### GIVEN PROBLEM:
Read the entries below and pull out each line with the string "this".

### GIVEN DATA:
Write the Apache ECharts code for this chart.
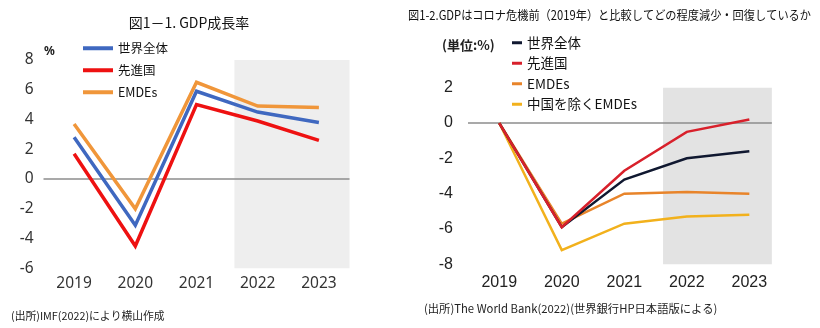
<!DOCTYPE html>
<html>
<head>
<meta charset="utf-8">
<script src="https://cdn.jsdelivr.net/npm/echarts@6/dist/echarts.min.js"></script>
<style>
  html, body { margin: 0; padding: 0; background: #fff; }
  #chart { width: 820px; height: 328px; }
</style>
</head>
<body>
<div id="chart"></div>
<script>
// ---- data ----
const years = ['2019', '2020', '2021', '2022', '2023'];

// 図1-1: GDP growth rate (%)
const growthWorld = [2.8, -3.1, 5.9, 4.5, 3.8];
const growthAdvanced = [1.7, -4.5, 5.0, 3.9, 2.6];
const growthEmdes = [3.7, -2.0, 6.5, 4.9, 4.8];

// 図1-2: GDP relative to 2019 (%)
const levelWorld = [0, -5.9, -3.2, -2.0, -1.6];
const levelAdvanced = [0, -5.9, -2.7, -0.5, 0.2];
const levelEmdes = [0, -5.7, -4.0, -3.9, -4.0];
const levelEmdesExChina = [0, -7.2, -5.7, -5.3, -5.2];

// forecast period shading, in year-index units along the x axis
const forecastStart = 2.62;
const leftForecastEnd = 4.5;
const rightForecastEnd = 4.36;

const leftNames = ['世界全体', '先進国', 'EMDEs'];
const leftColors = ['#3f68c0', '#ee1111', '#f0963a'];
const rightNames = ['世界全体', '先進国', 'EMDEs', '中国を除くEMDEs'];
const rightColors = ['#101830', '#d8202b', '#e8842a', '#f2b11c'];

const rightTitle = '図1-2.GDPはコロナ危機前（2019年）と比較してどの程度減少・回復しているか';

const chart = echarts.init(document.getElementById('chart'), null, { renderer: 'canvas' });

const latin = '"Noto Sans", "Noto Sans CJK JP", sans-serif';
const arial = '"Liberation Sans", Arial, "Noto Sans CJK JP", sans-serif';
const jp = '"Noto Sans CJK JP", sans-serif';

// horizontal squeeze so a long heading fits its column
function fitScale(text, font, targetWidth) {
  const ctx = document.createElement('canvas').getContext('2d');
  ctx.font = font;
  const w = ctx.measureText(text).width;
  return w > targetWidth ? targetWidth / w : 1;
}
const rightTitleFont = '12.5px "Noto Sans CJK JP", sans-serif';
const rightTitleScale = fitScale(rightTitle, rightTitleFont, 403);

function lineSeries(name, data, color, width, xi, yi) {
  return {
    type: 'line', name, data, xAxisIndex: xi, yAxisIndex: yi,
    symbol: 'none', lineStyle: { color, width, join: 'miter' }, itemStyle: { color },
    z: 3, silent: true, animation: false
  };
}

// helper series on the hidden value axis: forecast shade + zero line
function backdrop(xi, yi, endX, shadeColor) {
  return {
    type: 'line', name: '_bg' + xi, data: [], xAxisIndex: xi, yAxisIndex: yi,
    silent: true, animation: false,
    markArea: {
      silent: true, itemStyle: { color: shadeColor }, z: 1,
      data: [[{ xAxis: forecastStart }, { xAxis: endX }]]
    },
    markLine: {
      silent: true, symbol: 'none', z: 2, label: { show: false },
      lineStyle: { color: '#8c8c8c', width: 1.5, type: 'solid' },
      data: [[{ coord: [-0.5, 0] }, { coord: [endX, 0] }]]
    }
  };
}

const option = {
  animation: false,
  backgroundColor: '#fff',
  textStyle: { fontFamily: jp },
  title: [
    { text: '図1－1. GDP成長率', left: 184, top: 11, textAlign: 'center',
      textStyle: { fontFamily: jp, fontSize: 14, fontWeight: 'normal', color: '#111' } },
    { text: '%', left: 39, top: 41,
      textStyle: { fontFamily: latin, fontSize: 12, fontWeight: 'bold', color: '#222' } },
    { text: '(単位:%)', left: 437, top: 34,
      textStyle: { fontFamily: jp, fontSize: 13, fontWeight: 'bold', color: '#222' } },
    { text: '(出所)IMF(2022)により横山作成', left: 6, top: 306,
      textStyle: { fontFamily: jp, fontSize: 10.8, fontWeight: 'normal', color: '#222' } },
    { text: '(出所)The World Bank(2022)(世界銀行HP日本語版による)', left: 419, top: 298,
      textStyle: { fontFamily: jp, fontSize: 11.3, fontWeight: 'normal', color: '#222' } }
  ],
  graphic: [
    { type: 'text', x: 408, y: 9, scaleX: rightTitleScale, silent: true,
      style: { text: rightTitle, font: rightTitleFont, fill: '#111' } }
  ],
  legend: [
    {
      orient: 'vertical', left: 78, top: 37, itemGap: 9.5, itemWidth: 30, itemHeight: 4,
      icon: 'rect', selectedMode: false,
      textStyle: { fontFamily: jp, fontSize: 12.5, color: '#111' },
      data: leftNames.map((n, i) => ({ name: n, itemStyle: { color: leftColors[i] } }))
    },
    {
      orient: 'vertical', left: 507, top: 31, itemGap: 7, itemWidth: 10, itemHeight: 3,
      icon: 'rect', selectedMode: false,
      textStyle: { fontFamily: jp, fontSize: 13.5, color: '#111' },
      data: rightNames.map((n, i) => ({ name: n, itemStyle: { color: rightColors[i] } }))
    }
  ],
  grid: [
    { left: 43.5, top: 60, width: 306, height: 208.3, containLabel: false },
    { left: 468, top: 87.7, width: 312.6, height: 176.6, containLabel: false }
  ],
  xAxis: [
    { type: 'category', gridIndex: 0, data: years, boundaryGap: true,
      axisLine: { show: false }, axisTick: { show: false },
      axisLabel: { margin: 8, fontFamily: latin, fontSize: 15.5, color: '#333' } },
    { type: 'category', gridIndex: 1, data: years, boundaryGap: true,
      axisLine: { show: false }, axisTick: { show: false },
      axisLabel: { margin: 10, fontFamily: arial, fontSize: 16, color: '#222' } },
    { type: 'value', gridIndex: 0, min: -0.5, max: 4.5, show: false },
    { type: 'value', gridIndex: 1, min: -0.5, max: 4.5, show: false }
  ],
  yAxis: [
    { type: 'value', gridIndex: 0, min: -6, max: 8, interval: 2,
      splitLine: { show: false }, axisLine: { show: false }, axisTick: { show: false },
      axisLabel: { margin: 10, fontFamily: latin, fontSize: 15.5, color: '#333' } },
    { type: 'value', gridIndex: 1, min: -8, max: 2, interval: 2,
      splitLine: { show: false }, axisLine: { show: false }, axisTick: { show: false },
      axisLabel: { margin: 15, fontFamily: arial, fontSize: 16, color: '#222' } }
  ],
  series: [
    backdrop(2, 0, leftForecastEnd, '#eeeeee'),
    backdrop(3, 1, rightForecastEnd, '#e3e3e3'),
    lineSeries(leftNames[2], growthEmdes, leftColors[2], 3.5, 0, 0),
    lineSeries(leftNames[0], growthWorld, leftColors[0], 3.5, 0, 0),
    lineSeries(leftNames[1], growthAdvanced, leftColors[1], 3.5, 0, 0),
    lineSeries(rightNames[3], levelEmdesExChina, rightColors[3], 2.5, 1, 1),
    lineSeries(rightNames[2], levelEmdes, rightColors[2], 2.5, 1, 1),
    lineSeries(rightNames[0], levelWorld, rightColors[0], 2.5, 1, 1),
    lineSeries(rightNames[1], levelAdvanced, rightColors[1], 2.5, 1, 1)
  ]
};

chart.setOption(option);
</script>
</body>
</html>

==

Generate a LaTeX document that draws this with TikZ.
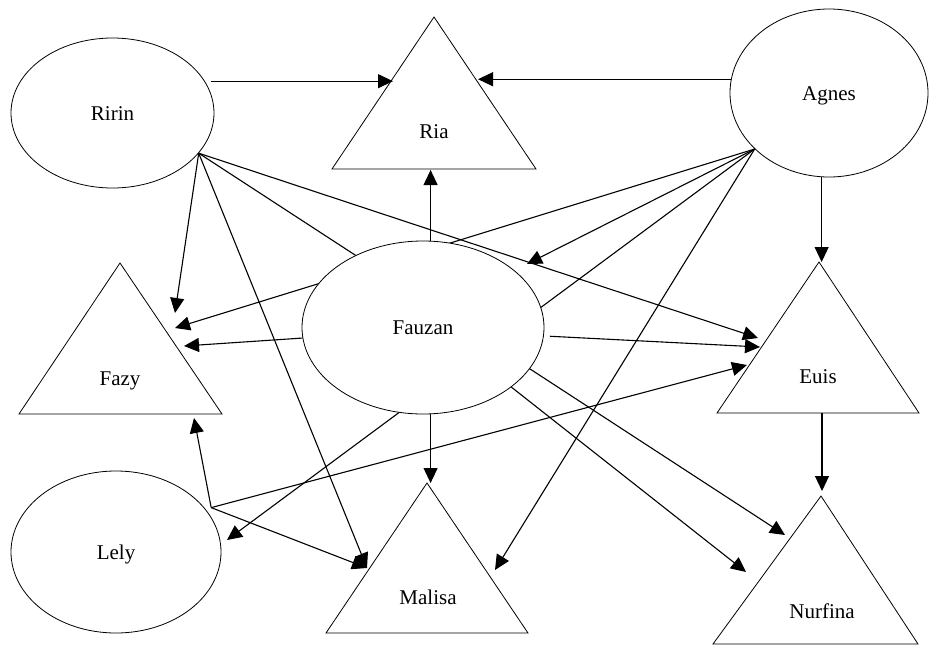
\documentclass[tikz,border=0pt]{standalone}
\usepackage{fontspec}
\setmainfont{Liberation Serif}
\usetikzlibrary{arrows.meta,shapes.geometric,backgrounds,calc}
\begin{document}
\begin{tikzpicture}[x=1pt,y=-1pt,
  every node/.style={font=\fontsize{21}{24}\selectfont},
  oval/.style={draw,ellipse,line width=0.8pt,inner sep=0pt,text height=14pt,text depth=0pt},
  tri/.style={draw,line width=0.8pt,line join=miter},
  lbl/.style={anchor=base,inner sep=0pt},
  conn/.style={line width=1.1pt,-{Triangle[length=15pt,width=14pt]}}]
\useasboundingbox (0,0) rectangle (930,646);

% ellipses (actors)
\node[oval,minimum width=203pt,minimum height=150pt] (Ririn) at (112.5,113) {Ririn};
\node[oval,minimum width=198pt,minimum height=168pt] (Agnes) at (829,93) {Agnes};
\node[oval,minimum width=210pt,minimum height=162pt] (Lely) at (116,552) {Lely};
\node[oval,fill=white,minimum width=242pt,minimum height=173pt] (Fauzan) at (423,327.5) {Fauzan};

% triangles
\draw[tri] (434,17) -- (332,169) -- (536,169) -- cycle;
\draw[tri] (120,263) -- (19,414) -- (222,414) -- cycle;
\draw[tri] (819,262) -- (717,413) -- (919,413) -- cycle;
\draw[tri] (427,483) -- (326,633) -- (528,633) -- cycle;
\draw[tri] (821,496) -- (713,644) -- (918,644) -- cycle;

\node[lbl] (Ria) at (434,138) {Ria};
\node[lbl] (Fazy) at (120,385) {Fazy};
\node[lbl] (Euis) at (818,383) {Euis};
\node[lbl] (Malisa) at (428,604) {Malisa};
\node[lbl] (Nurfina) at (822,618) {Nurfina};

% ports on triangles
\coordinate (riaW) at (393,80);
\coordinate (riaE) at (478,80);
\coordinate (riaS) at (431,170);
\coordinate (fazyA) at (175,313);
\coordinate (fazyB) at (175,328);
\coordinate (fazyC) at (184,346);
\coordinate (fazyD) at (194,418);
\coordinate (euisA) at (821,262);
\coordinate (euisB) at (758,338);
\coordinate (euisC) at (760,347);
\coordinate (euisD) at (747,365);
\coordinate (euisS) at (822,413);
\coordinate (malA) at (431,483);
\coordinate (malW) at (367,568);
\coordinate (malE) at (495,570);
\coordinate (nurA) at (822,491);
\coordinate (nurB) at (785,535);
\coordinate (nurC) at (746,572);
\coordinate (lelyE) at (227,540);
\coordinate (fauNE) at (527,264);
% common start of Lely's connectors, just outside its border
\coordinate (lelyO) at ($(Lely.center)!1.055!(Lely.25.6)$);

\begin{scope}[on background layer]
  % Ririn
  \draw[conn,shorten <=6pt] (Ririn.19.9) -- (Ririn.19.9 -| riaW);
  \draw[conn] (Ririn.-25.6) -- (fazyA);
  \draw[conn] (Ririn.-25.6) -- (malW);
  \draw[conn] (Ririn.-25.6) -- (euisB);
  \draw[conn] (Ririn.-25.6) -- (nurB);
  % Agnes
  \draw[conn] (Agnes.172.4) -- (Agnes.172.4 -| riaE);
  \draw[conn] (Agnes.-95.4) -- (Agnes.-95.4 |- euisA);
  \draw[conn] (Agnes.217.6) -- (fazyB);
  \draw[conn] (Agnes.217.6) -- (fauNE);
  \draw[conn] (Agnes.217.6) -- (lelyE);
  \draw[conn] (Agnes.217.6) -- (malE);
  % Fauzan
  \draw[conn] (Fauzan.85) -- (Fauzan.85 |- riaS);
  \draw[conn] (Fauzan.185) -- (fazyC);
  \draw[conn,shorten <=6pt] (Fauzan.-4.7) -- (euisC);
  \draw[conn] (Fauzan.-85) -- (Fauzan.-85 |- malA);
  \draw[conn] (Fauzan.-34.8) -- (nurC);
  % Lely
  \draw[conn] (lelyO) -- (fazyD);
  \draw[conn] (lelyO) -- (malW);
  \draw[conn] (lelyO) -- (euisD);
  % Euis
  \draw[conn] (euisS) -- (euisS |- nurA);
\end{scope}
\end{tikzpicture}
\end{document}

### COMPLETED TASK:
Write the Apache ECharts code for this chart.
Generate a LaTeX document that draws this with TikZ.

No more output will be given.